Thank you for contacting Answers in Genesis. In Hebrews 11:31 (nor in James 2:25), the Lord does not even mention the lying of Rahab. She was commended for other things, but never for lying. See also Contradictions: A Righteous Lie?.

With Jacob, the issue of the blessing and birthright are pretty much one and the same. Esau despised his birthright so much as to sell it to Jacob. Birthright meant Jacob had a right to receive the blessing, and Jacob knew better than to let Esau take it out from under him after he purchased it, and so went along with his mother’s scheme. So, although he was not honest with his father (and this was a fault for Jacob), the blessing was his to receive due to the agreement between Esau and Jacob in Genesis 25:31–34. Isaac never repealed the blessing but reaffirmed it afterwards, and even the Lord gave his blessing to Jacob in Genesis 48:3.

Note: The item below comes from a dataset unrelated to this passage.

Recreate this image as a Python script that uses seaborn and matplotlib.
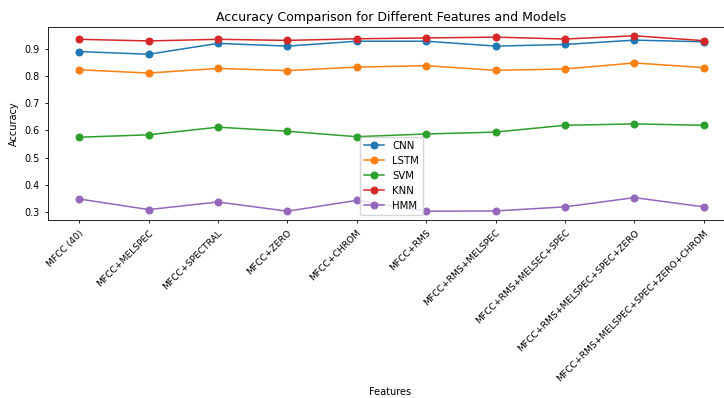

But Jacob’s dishonesty, which demonstrated a lack of trust in God, came back to bite him, as he was forced to flee and became the victim of some firstborn-sibling–related scheming himself. At the end of his life, he even stated in Genesis 47:9, when speaking to Pharaoh, “The days of the years of my sojourning are 130 years. Few and evil have been the days of the years of my life, and they have not attained to the days of the years of the life of my fathers in the days of their sojourning.

Had Jacob been honest with his father early on, how would things have been different? Although we cannot say for sure, it’s interesting to think about.